Wide-ranging conspiracies do take place, whether you or I, or Charlie Brooker, are inclined to believe it or not
Earlier this week Charlie Brooker generated the largest number of online responses to an article in the history of Comment is free. His theme was conspiracy theory in general and the 9/11 conspiracy theories in particular – and it collected more than 1,700 comments. Brooker thinks conspiracy theories console those who find reality too dull and complicated without the garnish of a hidden agenda: "Embrace a conspiracy theory and suddenly you're part of a gang sharing privileged information; your sense of power and dignity rises a smidgeon and this troublesome world makes more sense, for a time."
Brooker's line belongs to a mini-genre of attempts to explain the public's willingness to entertain conspiracy theories in psychological terms. Indeed he is very close to that stern rationalist Melanie Phillips, who has decided that, in the absence of religion, conspiracy theories satisfy "our desperate need to make order out of chaos".
The conspiratorial world view does have its consolations. But so does Brooker's. There's a certain pleasure and drama in declaring that the world is driven by incompetence and error, and that things are more or less as they seem. You can preen yourself on how well-adjusted you are, how you haven't fallen for that stuff about lizards, or Illuminati. You have learned to live without magic. You're saying "I don't believe in 9/11 conspiracy theories", but you are signalling that you are sceptical and rational and that you don't have personal hygiene issues. There's a psychological pay-off for both the cock-up and the conspiracy theory of history.
Our willingness to entertain conspiracy theories is doubtless influenced by our life experiences. A man in his 20s with time on his hands is more likely to be drawn to the wilderness of mirrors that surrounds that death of John Kennedy than a successful columnist in his 30s.
But this is beside the point. Wide-ranging conspiracies do take place, whether we are inclined to believe that they do or not. It might well be consoling to believe that the CIA plots the overthrow of unhelpful foreign regimes. But it is also true. To insist that, say, the CIA had nothing to do with the fall of Guatemalan leader Jacobo Árbenz in 1954, or the overthrow of Chile's Salvador Allende in 1973 might feel terrifically sensible and sane – we can't always be seeing the hidden hand of the CIA, there's no call for reductionism. It is also, you know, wrong.
What happened on 9/11 is, in the end, a matter of fact – whatever our worldview might incline us to consider plausible or possible. The true authorship of the attacks is as difficult to establish as anything else about the world of international terrorism and espionage.
For myself, I have no idea what happened, because I have no more idea of how the business-intelligence-political nexus works than I have about what chess grandmasters are up to when they are staring at the board, looking all thoughtful.
The attacks on the US on September 11 2001 were part of a web of events that interconnect with oil, drugs, money, organised crime, imperialism, existing institutions and us. And religion, and a lot more money.

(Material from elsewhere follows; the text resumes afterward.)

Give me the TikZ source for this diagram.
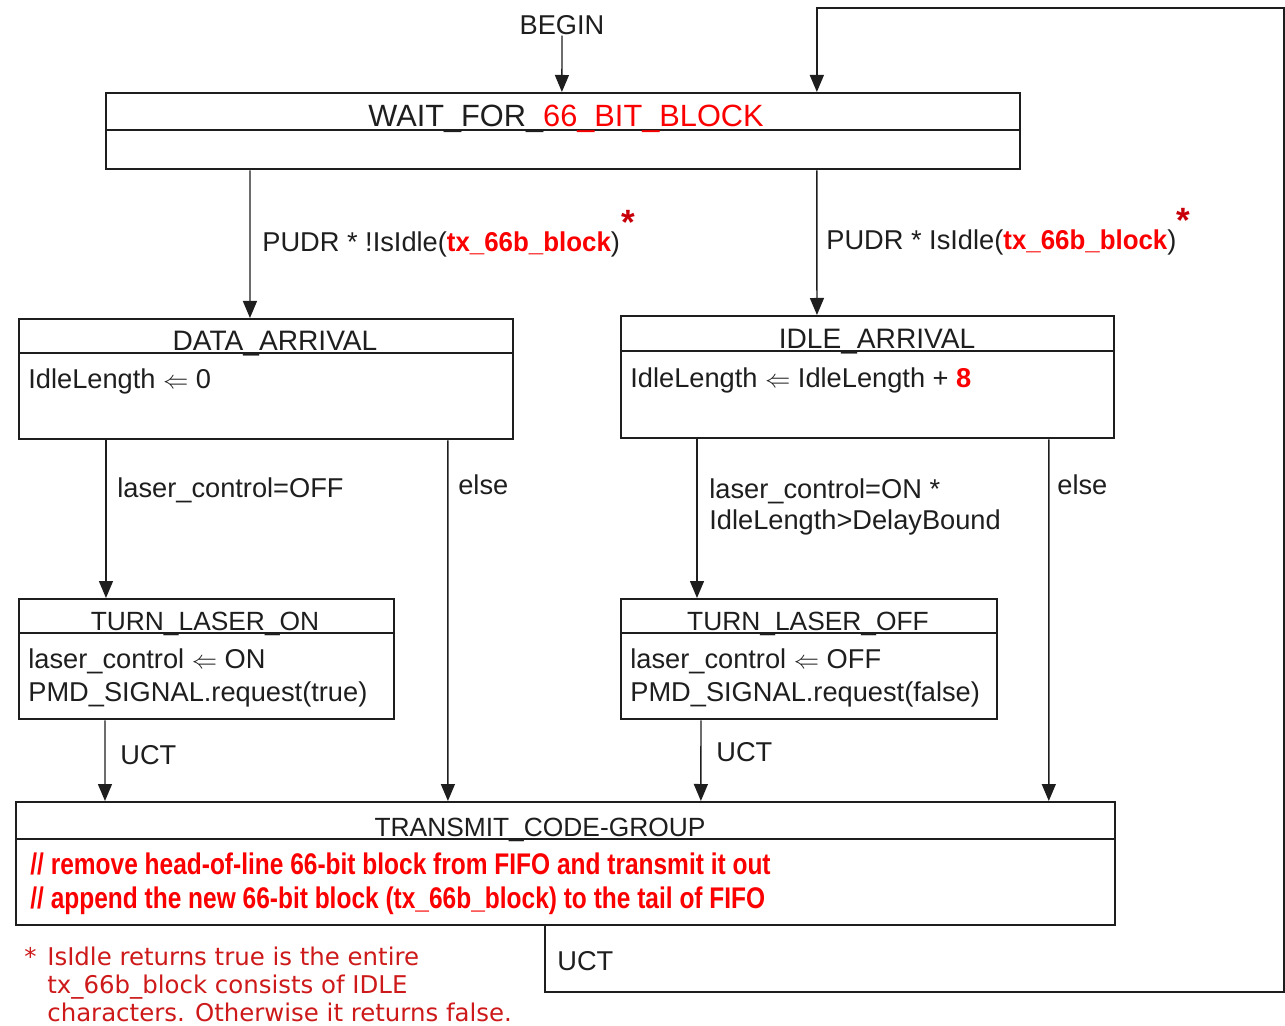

It might feel wise and sensible to declare that any explanation that differs from the official account requires hundreds of impossibly tight-lipped bureaucratic killers. But that presupposes that we know how the world works, and we don't.
Maybe the 9/11 attacks were all about a small team of terrorists who managed to hold it together in a world otherwise characterised by crossed wires and blundering incompetence. But I don't know, and nor does Charlie Brooker.
The most important conspiracy theory about 9/11 rarely gets mentioned by writers like Brooker and Phillips. In the run-up to the invasion of Iraq the White House made every effort to link Saddam Hussein to al-Qaida. Far from being a production of what commentators like to call the tinfoil hat brigade, this particular paranoid fantasy emerged from the work of a highly focused and skilled group of people.
They worked in secret to manipulate the American and the global public and we can trace the impact of the efforts over time. So here is a (true) conspiracy to promote a (false) conspiracy theory. The White House's psy-war operatives were doubtless a professional and measured lot. I am sure that they knew how to behave in socially appropriate ways and enjoyed their work. They also helped pave the way for an illegal war in which more than half a million people have died. There's a 9/11 conspiracy theory hard at work, right there. It doesn't matter what sort of person you are, whether you are coolly rational or groping around for meaning in an indifferent world, America's spooks conspired to stampede the public into war on a false prospectus.
Some of the same people are now working hard to convince us that Iran poses an unacceptable threat to the peace-loving nations of the world. If they can they will use conspiracy theories of various kinds to do it, all the while acting conspiratorially. So it is hardly surprising that people – intelligent, level-headed people – are willing to believe that sophisticated conspiracies exist and that they are sometimes extremely important drivers of events. Given that they demonstrably do exist.
And while elements in the American state angle for another war in the Middle East, Melanie Phillips and Charlie Brooker will doubtless continue to heap scorn on an irrational public. Which seems a little, well, paranoid, under the circumstances.